* [TO BE DONE] Copy out every line exactly, passing over the pictures.

* [DATA BLOCK]
%%
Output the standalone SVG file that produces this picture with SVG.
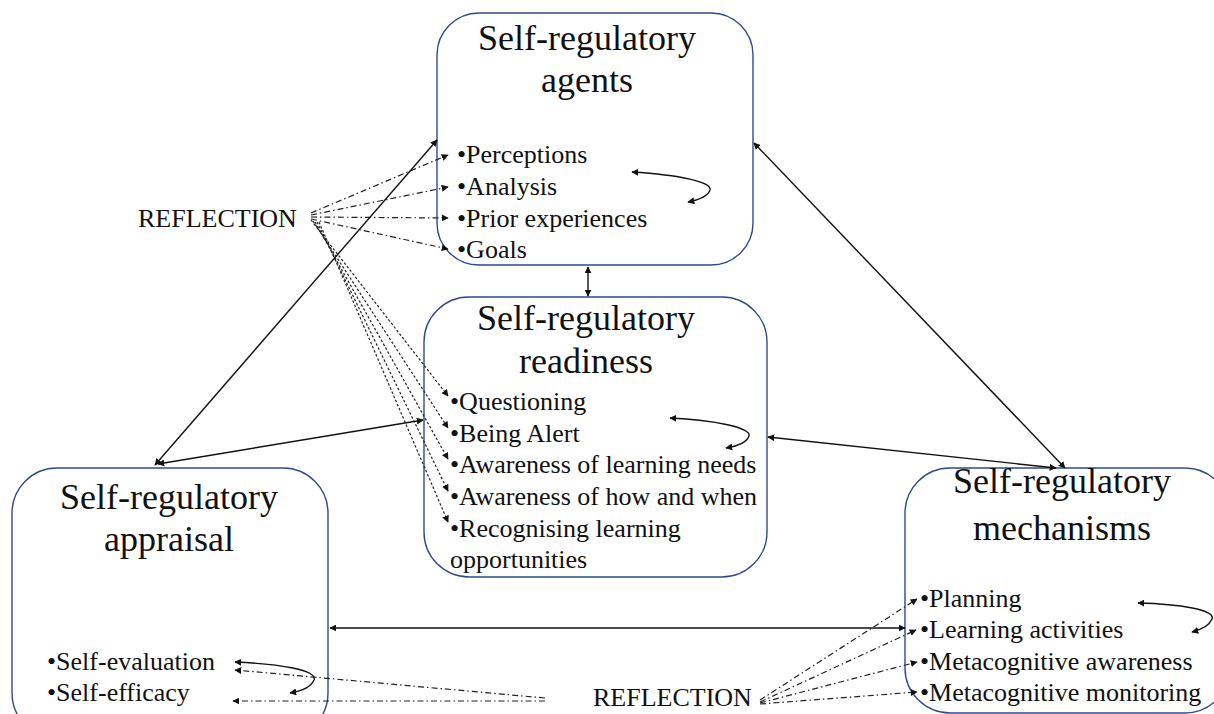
<svg xmlns="http://www.w3.org/2000/svg" width="1214" height="714" viewBox="0 0 1214 714">
<style>
.box{fill:#fff;stroke:#2f4b8c;stroke-width:1.4}
.title{font-size:36px;fill:#111;text-anchor:middle}
.item{font-size:26px;fill:#111}
.solid{fill:none;stroke:#111;stroke-width:1.4}
.dd{fill:none;stroke:#222;stroke-width:1.2;stroke-dasharray:6 3 1.5 3}
.dot{fill:none;stroke:#222;stroke-width:1.2;stroke-dasharray:2.5 2}
</style>
<defs>
<marker id="ah" viewBox="0 0 10 10" refX="9" refY="5" markerWidth="7" markerHeight="7" markerUnits="userSpaceOnUse" orient="auto-start-reverse">
<path d="M0,0 L10,5 L0,10 z" fill="#111"/>
</marker>
</defs>
<rect width="1214" height="714" fill="#fff"/>
<g font-family="Liberation Serif, Tinos, DejaVu Serif, Times New Roman, serif">
<g id="agents">
<rect class="box" x="437" y="13" width="316" height="252" rx="42"/>
<text class="title" x="587" y="50">Self-regulatory</text>
<text class="title" x="587" y="92">agents</text>
<text class="item" x="457" y="163">•Perceptions</text>
<text class="item" x="457" y="195">•Analysis</text>
<text class="item" x="457" y="227">•Prior experiences</text>
<text class="item" x="457" y="258">•Goals</text>
</g>
<g id="readiness">
<rect class="box" x="424" y="297" width="343" height="280" rx="45"/>
<text class="title" x="586" y="330">Self-regulatory</text>
<text class="title" x="586" y="373">readiness</text>
<text class="item" x="450" y="410">•Questioning</text>
<text class="item" x="450" y="442">•Being Alert</text>
<text class="item" x="450" y="473">•Awareness of learning needs</text>
<text class="item" x="450" y="505">•Awareness of how and when</text>
<text class="item" x="450" y="537">•Recognising learning</text>
<text class="item" x="450" y="568">opportunities</text>
</g>
<g id="appraisal">
<rect class="box" x="12" y="468" width="316" height="270" rx="45"/>
<text class="title" x="169" y="509">Self-regulatory</text>
<text class="title" x="169" y="551">appraisal</text>
<text class="item" x="47" y="670">•Self-evaluation</text>
<text class="item" x="47" y="701">•Self-efficacy</text>
</g>
<g id="mechanisms">
<rect class="box" x="905" y="468" width="325" height="245" rx="45"/>
<text class="title" x="1062" y="493">Self-regulatory</text>
<text class="title" x="1062" y="540">mechanisms</text>
<text class="item" x="920" y="607">•Planning</text>
<text class="item" x="920" y="638">•Learning activities</text>
<text class="item" x="920" y="670">•Metacognitive awareness</text>
<text class="item" x="920" y="701">•Metacognitive monitoring</text>
</g>
<g id="reflection-left">
<text class="item" x="138" y="227">REFLECTION</text>
</g>
<g id="reflection-bottom">
<text class="item" x="593" y="706">REFLECTION</text>
</g>
</g>
<g id="connectors">
<line class="solid" x1="155" y1="465" x2="437" y2="140" marker-start="url(#ah)" marker-end="url(#ah)"/>
<line class="solid" x1="158" y1="464" x2="423" y2="420" marker-start="url(#ah)" marker-end="url(#ah)"/>
<line class="solid" x1="754" y1="143" x2="1065" y2="468" marker-start="url(#ah)" marker-end="url(#ah)"/>
<line class="solid" x1="768" y1="437" x2="1056" y2="468" marker-start="url(#ah)" marker-end="url(#ah)"/>
<line class="solid" x1="588" y1="267" x2="588" y2="296" marker-start="url(#ah)" marker-end="url(#ah)"/>
<line class="solid" x1="330" y1="628" x2="905" y2="628" marker-start="url(#ah)" marker-end="url(#ah)"/>
<path class="solid" d="M632,172 C680,175 712,182 710,190 C708,196 698,200 688,202" marker-start="url(#ah)" marker-end="url(#ah)"/>
<path class="solid" d="M670,418 C715,420 752,428 749,436 C747,442 738,446 726,448" marker-start="url(#ah)" marker-end="url(#ah)"/>
<path class="solid" d="M235,662 C280,664 318,670 314,680 C311,687 302,691 290,693" marker-start="url(#ah)" marker-end="url(#ah)"/>
<path class="solid" d="M1138,603 C1180,604 1216,610 1212,619 C1209,626 1200,630 1192,632" marker-start="url(#ah)" marker-end="url(#ah)"/>
<line class="dd" x1="311" y1="213" x2="448" y2="155" marker-end="url(#ah)"/>
<line class="dd" x1="311" y1="215" x2="448" y2="187" marker-end="url(#ah)"/>
<line class="dd" x1="311" y1="217" x2="448" y2="218" marker-end="url(#ah)"/>
<line class="dd" x1="311" y1="219" x2="448" y2="249" marker-end="url(#ah)"/>
<line class="dot" x1="311" y1="220" x2="448" y2="396" marker-end="url(#ah)"/>
<line class="dot" x1="313" y1="221" x2="448" y2="428" marker-end="url(#ah)"/>
<line class="dot" x1="315" y1="222" x2="448" y2="459" marker-end="url(#ah)"/>
<line class="dot" x1="317" y1="222" x2="448" y2="491" marker-end="url(#ah)"/>
<line class="dot" x1="319" y1="222" x2="448" y2="522" marker-end="url(#ah)"/>
<line class="dd" x1="545" y1="698" x2="235" y2="670" marker-end="url(#ah)"/>
<line class="dd" x1="545" y1="701" x2="233" y2="701" marker-end="url(#ah)"/>
<line class="dd" x1="760" y1="700" x2="917" y2="599" marker-end="url(#ah)"/>
<line class="dd" x1="760" y1="702" x2="916" y2="630" marker-end="url(#ah)"/>
<line class="dd" x1="760" y1="703" x2="917" y2="662" marker-end="url(#ah)"/>
<line class="dd" x1="760" y1="704" x2="917" y2="692" marker-end="url(#ah)"/>
</g>
</svg>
%%
* [EXERCISE SOLUTION]
Output the standalone SVG file that produces this picture with SVG.
<svg xmlns="http://www.w3.org/2000/svg" width="1214" height="714" viewBox="0 0 1214 714">
<style>
.box{fill:#fff;stroke:#2f4b8c;stroke-width:1.4}
.title{font-size:36px;fill:#111;text-anchor:middle}
.item{font-size:26px;fill:#111}
.solid{fill:none;stroke:#111;stroke-width:1.4}
.dd{fill:none;stroke:#222;stroke-width:1.2;stroke-dasharray:6 3 1.5 3}
.dot{fill:none;stroke:#222;stroke-width:1.2;stroke-dasharray:2.5 2}
</style>
<defs>
<marker id="ah" viewBox="0 0 10 10" refX="9" refY="5" markerWidth="7" markerHeight="7" markerUnits="userSpaceOnUse" orient="auto-start-reverse">
<path d="M0,0 L10,5 L0,10 z" fill="#111"/>
</marker>
</defs>
<rect width="1214" height="714" fill="#fff"/>
<g font-family="Liberation Serif, Tinos, DejaVu Serif, Times New Roman, serif">
<g id="agents">
<rect class="box" x="437" y="13" width="316" height="252" rx="42"/>
<text class="title" x="587" y="50">Self-regulatory</text>
<text class="title" x="587" y="92">agents</text>
<text class="item" x="457" y="163">•Perceptions</text>
<text class="item" x="457" y="195">•Analysis</text>
<text class="item" x="457" y="227">•Prior experiences</text>
<text class="item" x="457" y="258">•Goals</text>
</g>
<g id="readiness">
<rect class="box" x="424" y="297" width="343" height="280" rx="45"/>
<text class="title" x="586" y="330">Self-regulatory</text>
<text class="title" x="586" y="373">readiness</text>
<text class="item" x="450" y="410">•Questioning</text>
<text class="item" x="450" y="442">•Being Alert</text>
<text class="item" x="450" y="473">•Awareness of learning needs</text>
<text class="item" x="450" y="505">•Awareness of how and when</text>
<text class="item" x="450" y="537">•Recognising learning</text>
<text class="item" x="450" y="568">opportunities</text>
</g>
<g id="appraisal">
<rect class="box" x="12" y="468" width="316" height="270" rx="45"/>
<text class="title" x="169" y="509">Self-regulatory</text>
<text class="title" x="169" y="551">appraisal</text>
<text class="item" x="47" y="670">•Self-evaluation</text>
<text class="item" x="47" y="701">•Self-efficacy</text>
</g>
<g id="mechanisms">
<rect class="box" x="905" y="468" width="325" height="245" rx="45"/>
<text class="title" x="1062" y="493">Self-regulatory</text>
<text class="title" x="1062" y="540">mechanisms</text>
<text class="item" x="920" y="607">•Planning</text>
<text class="item" x="920" y="638">•Learning activities</text>
<text class="item" x="920" y="670">•Metacognitive awareness</text>
<text class="item" x="920" y="701">•Metacognitive monitoring</text>
</g>
<g id="reflection-left">
<text class="item" x="138" y="227">REFLECTION</text>
</g>
<g id="reflection-bottom">
<text class="item" x="593" y="706">REFLECTION</text>
</g>
</g>
<g id="connectors">
<line class="solid" x1="155" y1="465" x2="437" y2="140" marker-start="url(#ah)" marker-end="url(#ah)"/>
<line class="solid" x1="158" y1="464" x2="423" y2="420" marker-start="url(#ah)" marker-end="url(#ah)"/>
<line class="solid" x1="754" y1="143" x2="1065" y2="468" marker-start="url(#ah)" marker-end="url(#ah)"/>
<line class="solid" x1="768" y1="437" x2="1056" y2="468" marker-start="url(#ah)" marker-end="url(#ah)"/>
<line class="solid" x1="588" y1="267" x2="588" y2="296" marker-start="url(#ah)" marker-end="url(#ah)"/>
<line class="solid" x1="330" y1="628" x2="905" y2="628" marker-start="url(#ah)" marker-end="url(#ah)"/>
<path class="solid" d="M632,172 C680,175 712,182 710,190 C708,196 698,200 688,202" marker-start="url(#ah)" marker-end="url(#ah)"/>
<path class="solid" d="M670,418 C715,420 752,428 749,436 C747,442 738,446 726,448" marker-start="url(#ah)" marker-end="url(#ah)"/>
<path class="solid" d="M235,662 C280,664 318,670 314,680 C311,687 302,691 290,693" marker-start="url(#ah)" marker-end="url(#ah)"/>
<path class="solid" d="M1138,603 C1180,604 1216,610 1212,619 C1209,626 1200,630 1192,632" marker-start="url(#ah)" marker-end="url(#ah)"/>
<line class="dd" x1="311" y1="213" x2="448" y2="155" marker-end="url(#ah)"/>
<line class="dd" x1="311" y1="215" x2="448" y2="187" marker-end="url(#ah)"/>
<line class="dd" x1="311" y1="217" x2="448" y2="218" marker-end="url(#ah)"/>
<line class="dd" x1="311" y1="219" x2="448" y2="249" marker-end="url(#ah)"/>
<line class="dot" x1="311" y1="220" x2="448" y2="396" marker-end="url(#ah)"/>
<line class="dot" x1="313" y1="221" x2="448" y2="428" marker-end="url(#ah)"/>
<line class="dot" x1="315" y1="222" x2="448" y2="459" marker-end="url(#ah)"/>
<line class="dot" x1="317" y1="222" x2="448" y2="491" marker-end="url(#ah)"/>
<line class="dot" x1="319" y1="222" x2="448" y2="522" marker-end="url(#ah)"/>
<line class="dd" x1="545" y1="698" x2="235" y2="670" marker-end="url(#ah)"/>
<line class="dd" x1="545" y1="701" x2="233" y2="701" marker-end="url(#ah)"/>
<line class="dd" x1="760" y1="700" x2="917" y2="599" marker-end="url(#ah)"/>
<line class="dd" x1="760" y1="702" x2="916" y2="630" marker-end="url(#ah)"/>
<line class="dd" x1="760" y1="703" x2="917" y2="662" marker-end="url(#ah)"/>
<line class="dd" x1="760" y1="704" x2="917" y2="692" marker-end="url(#ah)"/>
</g>
</svg>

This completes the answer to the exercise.